I have a couple of older goats - they are kept by themselves, however they are having a little trouble eating.
They are pretty much pets, my dad takes care of them and he just loves the senior citizens. The older one is having more touble eating (14 years old maybe?) so I suggested to my dad to get some senior horse feed and give them a little of that. We also have offfered soaked beet pulp, soaked hay pellets, just a variety of stuff.
They eat slow, but eventually they eat. 
I am wondering - if they aren't eating a lot of hay - what is a safe, nutritious, easily digestable meal for these two?
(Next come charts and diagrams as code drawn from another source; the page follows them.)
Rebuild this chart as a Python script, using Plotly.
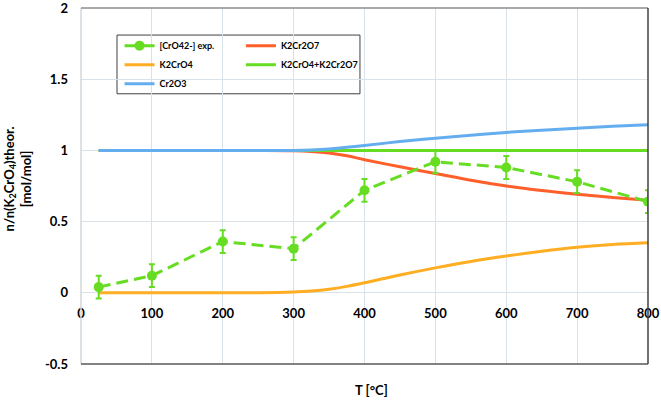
import plotly.graph_objects as go

# Experimental data
T_exp = [25, 100, 200, 300, 400, 500, 600, 700, 800]
y_exp = [0.04, 0.12, 0.36, 0.31, 0.72, 0.92, 0.88, 0.78, 0.64]
err_exp = [0.08, 0.08, 0.08, 0.08, 0.08, 0.08, 0.08, 0.08, 0.08]

# Theoretical curves
T_th = [25, 50, 100, 150, 200, 250, 300, 325, 350, 375, 400, 450, 500, 550, 600, 650, 700, 750, 800]
k2cr2o7 = [1, 1, 1, 1, 1, 1, 0.998, 0.993, 0.982, 0.962, 0.935, 0.885, 0.838, 0.79, 0.75, 0.718, 0.692, 0.67, 0.65]
k2cro4 = [0, 0, 0, 0, 0, 0, 0.005, 0.012, 0.025, 0.045, 0.07, 0.125, 0.175, 0.22, 0.258, 0.292, 0.32, 0.34, 0.352]
sum_cr = [1, 1, 1, 1, 1, 1, 1, 1, 1, 1, 1, 1, 1, 1, 1, 1, 1, 1, 1]
cr2o3 = [1, 1, 1, 1, 1, 1, 1.0, 1.003, 1.01, 1.022, 1.035, 1.062, 1.086, 1.107, 1.126, 1.142, 1.156, 1.169, 1.18]

x_ticks = [0, 100, 200, 300, 400, 500, 600, 700, 800]
y_ticks = [-0.5, 0, 0.5, 1, 1.5, 2]
y_ticktext = ["-0.5", "0", "0.5", "1", "1.5", "2"]

GREEN = "#66DD22"
RED = "#FF5F2A"
ORANGE = "#FFAD22"
BLUE = "#64AEEF"
FONT = "Lato"

fig = go.Figure()
fig.add_trace(go.Scatter(x=T_th, y=k2cr2o7, mode="lines", name="K2Cr2O7", legend="legend2", legendrank=1,
                         line=dict(color=RED, width=3, shape="spline")))
fig.add_trace(go.Scatter(x=T_th, y=k2cro4, mode="lines", name="K2CrO4", legend="legend", legendrank=2,
                         line=dict(color=ORANGE, width=3, shape="spline")))
fig.add_trace(go.Scatter(x=T_th, y=sum_cr, mode="lines", name="K2CrO4+K2Cr2O7", legend="legend2", legendrank=2,
                         line=dict(color=GREEN, width=3)))
fig.add_trace(go.Scatter(x=T_th, y=cr2o3, mode="lines", name="Cr2O3", legend="legend", legendrank=3,
                         line=dict(color=BLUE, width=3, shape="spline")))
fig.add_trace(go.Scatter(x=T_exp, y=y_exp, mode="lines+markers", name="[CrO42-] exp.", legend="legend", legendrank=1,
                         line=dict(color=GREEN, width=3, dash="12px,6px"),
                         marker=dict(color=GREEN, size=10),
                         error_y=dict(type="data", array=err_exp, color=GREEN, thickness=2, width=3)))

fig.update_layout(
    width=661, height=401,
    margin=dict(l=81, r=13, t=8, b=37),
    paper_bgcolor="white", plot_bgcolor="white",
    font=dict(family=FONT, color="#000000"),
    showlegend=True,
    legend=dict(x=0.068, y=0.935, xanchor="left", yanchor="top", bgcolor="rgba(0,0,0,0)",
                font=dict(family=FONT, size=9, weight="bold"), traceorder="normal",
                tracegroupgap=0, itemwidth=30),
    legend2=dict(x=0.282, y=0.935, xanchor="left", yanchor="top", bgcolor="rgba(0,0,0,0)",
                 font=dict(family=FONT, size=9, weight="bold"), traceorder="normal",
                 tracegroupgap=0, itemwidth=30),
    xaxis=dict(range=[0, 800], tickvals=x_ticks, showgrid=True, gridcolor="#D9E2E9", gridwidth=1,
               zeroline=False, showline=False, anchor="free", position=0.2, automargin=False,
               tickfont=dict(family=FONT, size=13, weight="bold"), ticks="", ticklabelstandoff=11,
               ticklabeloverflow="allow"),
    yaxis=dict(range=[-0.5, 2], tickvals=y_ticks, ticktext=y_ticktext, automargin=False,
               showgrid=True, gridcolor="#D9E2E9", gridwidth=1, zeroline=False, showline=False,
               tickfont=dict(family=FONT, size=13, weight="bold"), ticks="", ticklabelstandoff=12,
               ticklabeloverflow="allow"),
    shapes=[
        dict(type="rect", xref="paper", yref="paper", x0=0.0635, x1=0.492, y0=0.759, y1=0.924,
             line=dict(color="#404040", width=1), fillcolor="white", layer="between"),
        dict(type="line", xref="paper", yref="paper", x0=0, x1=0, y0=0, y1=1,
             line=dict(color="#D0D7DD", width=1.5)),
        dict(type="line", xref="paper", yref="paper", x0=0, x1=1, y0=1, y1=1,
             line=dict(color="#8C8C8C", width=1.5)),
        dict(type="line", xref="paper", yref="paper", x0=0, x1=1, y0=0, y1=0,
             line=dict(color="#595959", width=1.5)),
        dict(type="line", xref="paper", yref="paper", x0=1, x1=1, y0=0, y1=1,
             line=dict(color="#404040", width=1.5)),
    ],
    annotations=[
        dict(text="n/n(K<sub>2</sub>CrO<sub>4</sub>)theor.<br>[mol/mol]", xref="paper", yref="paper",
             x=-0.112, y=0.52, textangle=-90, showarrow=False, xanchor="center", yanchor="middle",
             font=dict(family=FONT, size=13, weight="bold")),
        dict(text="T [°C]", xref="paper", yref="paper", x=0.513, y=-0.046, showarrow=False,
             xanchor="center", yanchor="top", font=dict(family=FONT, size=13, weight="bold")),
    ],
)

fig.write_html("out.html", config={"displayModeBar": False},
               post_script="document.body.style.margin='0';")
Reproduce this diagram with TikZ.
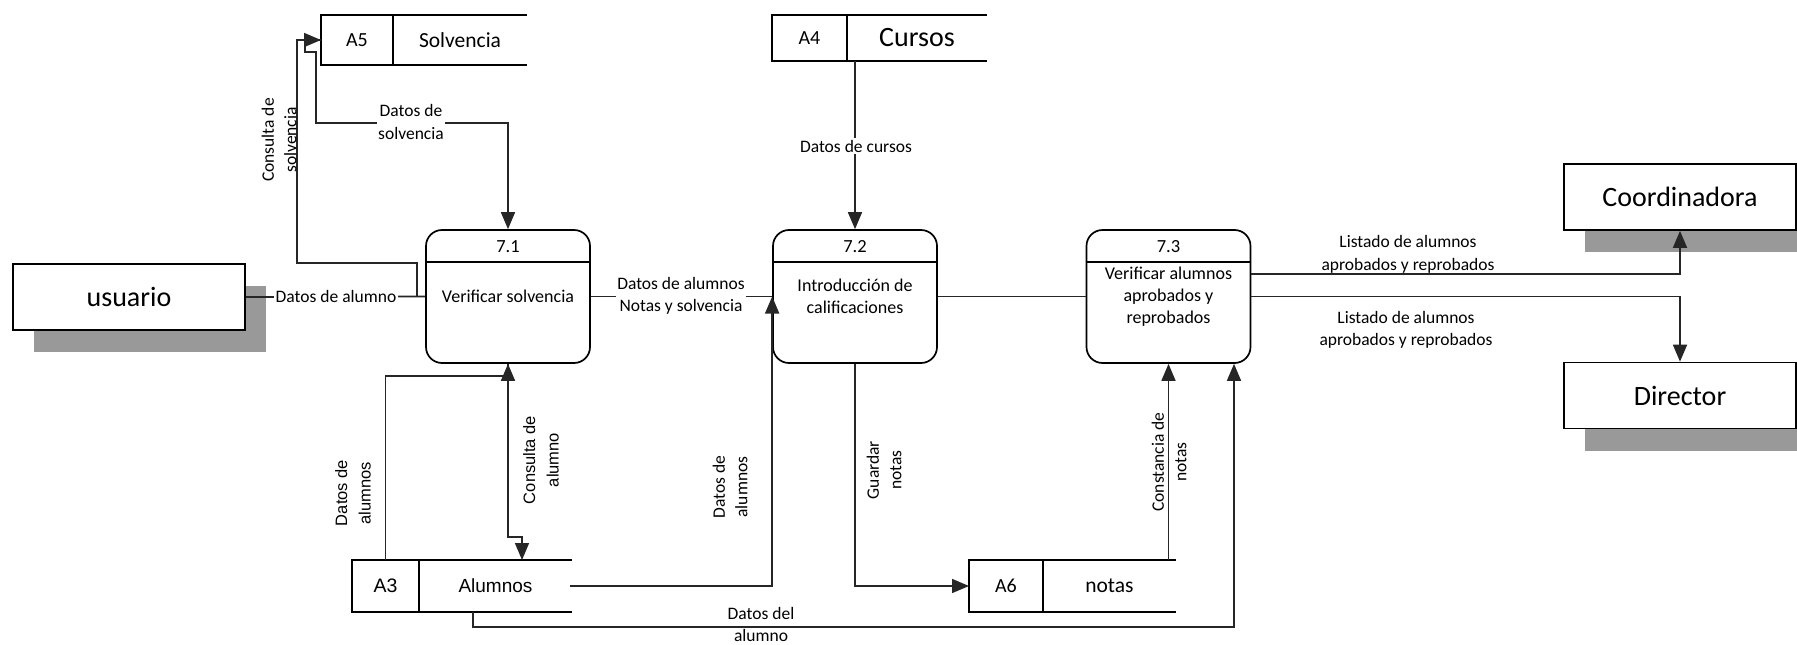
\documentclass[tikz,border=0pt]{standalone}
\usepackage{fontspec}
\setmainfont{Carlito}
\newfontfamily\arialfont{Liberation Sans}
\usetikzlibrary{arrows.meta,shadows,calc}

\tikzset{
  edge/.style={line width=1.7pt, draw=black!85},
  flow/.style={edge, -{Triangle[length=17pt,width=14pt]}},
  ext/.style={draw, line width=1.7pt, fill=white, minimum width=232pt, minimum height=66pt,
    inner sep=0pt, font=\fontsize{28}{32}\selectfont,
    drop shadow={shadow xshift=21pt, shadow yshift=-22pt, fill=black!40, opacity=1}},
  proc/.style={draw, line width=1.7pt, rounded corners=16pt, minimum width=164pt,
    minimum height=133pt, inner sep=0pt, align=center, font=\fontsize{18}{22}\selectfont},
  storeid/.style={draw, line width=1.7pt, inner sep=0pt, outer sep=0pt},
  storename/.style={inner sep=0pt},
  lab/.style={font=\fontsize{17.5}{22.5}\selectfont, align=center, inner sep=1.5pt},
  cut/.style={lab, fill=white},
  rlab/.style={lab, rotate=90},
  arlab/.style={rlab, font=\arialfont\fontsize{16.5}{23.5}\selectfont},
}

% data store: name, left, top, bottom, divider, right end, id text, title text
\newcommand{\dfdstore}[8]{%
  \node[storeid, minimum width={(#5-#2)*1pt}, minimum height={(#4-#3)*1pt},
        anchor=north west] (#1) at (#2,#3) {#7};
  \node[storename] (#1-name) at ({(#5+#6)/2},{(#3+#4)/2}) {#8};
  \draw[line width=1.7pt] (#1.north east) -- (#6,#3) (#1.south east) -- (#6,#4);
}

\begin{document}
\begin{tikzpicture}[x=1pt,y=-1pt]
\useasboundingbox (0,0) rectangle (1797,645);

% external entities
\node[ext] (usuario) at (129,297) {usuario};
\node[ext] (coord) at (1680,197) {Coordinadora};
\node[ext] (director) at (1680,395.5) {Director};

% processes
\node[proc] (p71) at (508,296.5) {Verificar solvencia};
\node[proc] (p72) at (855,296.5) {Introducción de\\calificaciones};
\node[proc] (p73) at (1168.5,296.5) {Verificar alumnos\\aprobados y\\reprobados};
\foreach \p/\n in {p71/7.1,p72/7.2,p73/7.3} {
  \draw[line width=1.7pt] ([yshift=-33pt]\p.north west) -- ([yshift=-33pt]\p.north east);
  \node[lab, font=\fontsize{18.5}{22}\selectfont] (\p-id) at ([yshift=-17pt]\p.north) {\n};
}

% data stores
\dfdstore{a5}{321}{15}{65}{393}{527}{\fontsize{20}{24}\selectfont A5}{\fontsize{21.5}{26}\selectfont Solvencia}
\dfdstore{a4}{772}{15}{61}{847}{987}{\fontsize{20}{24}\selectfont A4}{\fontsize{28}{32}\selectfont Cursos}
\dfdstore{a3}{352}{560}{612}{419}{572}{\arialfont\fontsize{19.5}{24}\selectfont A3}{\arialfont\fontsize{19}{24}\selectfont Alumnos}
\dfdstore{a6}{969}{560}{612}{1043}{1176}{\fontsize{20}{24}\selectfont A6}{\fontsize{21.5}{26}\selectfont notas}

% usuario -> 7.1, with the query to Solvencia branching off
\coordinate (tap) at (417,296.5);
\draw[edge] (usuario.east) -- (p71.west);
\node[cut] at (336,296) {Datos de alumno};
\draw[flow] (tap) -- (417,263) -- (297,263) -- (297,40) -- (a5.west);
\node[rlab] at (279,140) {Consulta de\\solvencia};

% Solvencia -> 7.1
\draw[flow] (a5.west) -- (305,40) -- (305,52) -- (316,52) -- (316,123) -| (p71.north);
\node[cut] at (411,122) {Datos de\\solvencia};

% Cursos -> 7.2
\draw[flow] (p72.north |- a4.south) -- (p72.north);
\node[cut] at (856,146) {Datos de cursos};

% 7.1 -> 7.2 -> 7.3
\draw[edge] (p71.east) -- (p72.west);
\node[cut] at (681,296) {Datos de alumnos\\Notas y solvencia};
\draw[edge] (p72.east) -- (p73.west);

% 7.3 -> Coordinadora, Director
\draw[flow] ([yshift=22.5pt]p73.east) -| (coord.south);
\node[lab] at (1408,254.5) {Listado de alumnos\\aprobados y reprobados};
\draw[flow] (p73.east) -| (director.north);
\node[lab] at (1406,330) {Listado de alumnos\\aprobados y reprobados};

% Alumnos <-> 7.1
\draw[flow] (a3.north) -- (a3.north |- 0,376) -| (p71.south);
\node[arlab] at (353,493) {Datos de\\alumnos};
\draw[flow] (p71.south) -- (p71.south |- 0,537) -- (522,537) -- (a3.north -| 522,0);
\node[arlab] at (541,460) {Consulta de\\alumno};

% Alumnos -> 7.2
\draw[flow] (a3.east -| 570,0) -| (p72.west);
\node[rlab] at (730,487) {Datos de\\alumnos};

% 7.2 -> notas
\draw[flow] (p72.south) |- (a6.west);
\node[rlab] at (884,470) {Guardar\\notas};

% notas -> 7.3
\draw[flow] (p73.south |- a6.north) -- (p73.south);
\node[rlab] at (1169,462) {Constancia de\\notas};

% Alumnos -> 7.3
\draw[flow] (a3.south -| 473,0) -- (473,627) -| (p73.south -| 1234,0);
\node[lab, font=\fontsize{17.5}{21.5}\selectfont] at (761,624.5) {Datos del\\alumno};

\end{tikzpicture}
\end{document}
Thank you.
~ali


----------



## NubianSoaps.com (Oct 26, 2007)

I do exactly what you do, but I also keep up with their dental health. They can be better off with no molars than with dental points that make cudding painful. Senior horse feeds are wonderful, as is soaking beet pulp. Offer them the new chopped hay (alfalfa) in a bag (US Alfalfa and also Purina makes one). Biggy is to get them some exercise and time outside in the sun each day. Don't add anything, they don't need their rumen flora changed. V


----------



## susanthunder (Nov 22, 2016)

*Boar Goat*

I have an old Boar goat. No matter what I feed her she throws it up. I tried Sweet Feed, Feed mash w/ water in it, Corn, Alpha cubes and pellets. She has been wormed. Her sides get hard I thought it was blout but then it goes away. We gave her a coke drink that seemed to help for a day . When she throws up it is all mucus. She is getting so skinney. Please what can I feed her she will keep down?


----------



## jdavenport (Jul 19, 2012)

I would say check for coccidia, it goes after the old, young and weak. And give her probiotics, 2x a day every day for a while, until her tummy starts working properly. Some garlic wouldn't hurt, either. Give her as much garlic as she will eat. Limit the grain for a while and give her the freshest, most nutritious high calcium, high protein hay you can find and some grass in case she needs it. You could treat the bloat with vegetable oil, make sure you know how to drench her without getting any in her lungs. If she gets weak or goes down, you must call a vet to give her IV fluids and check for a blockage.


----------



## punchiepal (Aug 4, 2010)

Given her age, this is something I would call in a vet. This is not normal for goats at any age.


----------



## susanthunder (Nov 22, 2016)

We took her to a Vet. But they took some test and nothing came up. She eats range cubes (sometimes) She ate less than a fist full peanuts today. Alpha dust. Tried the Veg. Oil and Mineral Oil. How do we get her to eat Garlic? Vet said no blockage she is pooping ok.


----------



## jdavenport (Jul 19, 2012)

I have a gallon jug of garlic juice and I drench them. 15cc per 100 pounds. You could just make a thin paste in a blender/food processor with a little oil and drench her.

The vet didn't give you any clue? Did he check her teeth? Listen for rumen sounds? Did he run a blood count, and a fecal?


----------



## susanthunder (Nov 22, 2016)

*susanthunder*

Vet says teeth are good. We are going to try Probiotics and the Garlic for a while. Thanks SOO much for the info. Annabell says thanks too.


----------